The Motley Fool

What is Bottom-Up Investing?

The top-down investor would focus on how the global environment might either benefit or disadvantage particular companies, industries or countries. Today we go to the other end of spectrum to look at bottom-up investing. Proponents of the bottom-up approach could not be more different from top-down investors. They reckon that economic factors and market cycles are irrelevant when picking stocks. Instead, they would focus on the merits of individual stocks.

The bottom-up investor believes that individual companies can perform well even if the industry that it is a part of or the country that it operates in may be suffering economically. The bottom-up investor reckons that what matters is demand for the company’s products and services.
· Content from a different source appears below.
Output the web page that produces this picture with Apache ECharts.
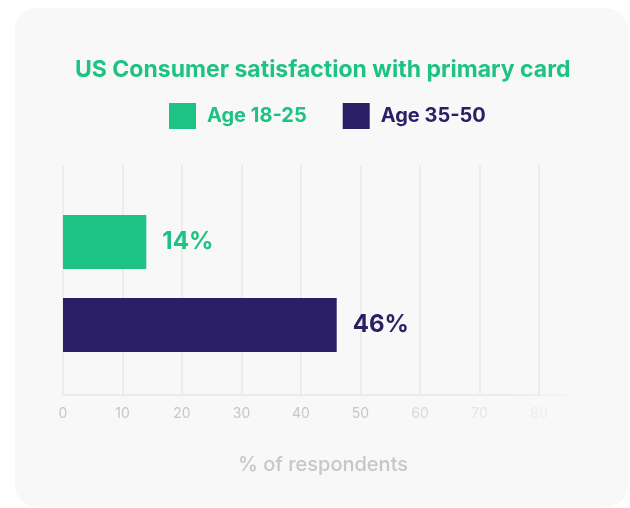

I am sure we can think of, or have seen, businesses that seem to have recession-defying qualities. The bottom-up investors would say these companies are examples of the merits of bottom-up investing.

So, bottom-up investors would, instead of building a “big picture” of the economic world, try to build a picture of companies using their financial reports to gauge their respective strengths and weakness. The bottom-up investor would, for instance, look for evidence of the companies’ financial stability and prospects for growth.

Each bottom-up stock picker would have different criteria for gauging the investing merits of companies. Some investors, such as value hunters might focus on companies with low valuations and minimal debt. On the other hand, income seekers would look for companies that have demonstrated a good record of dividend payments.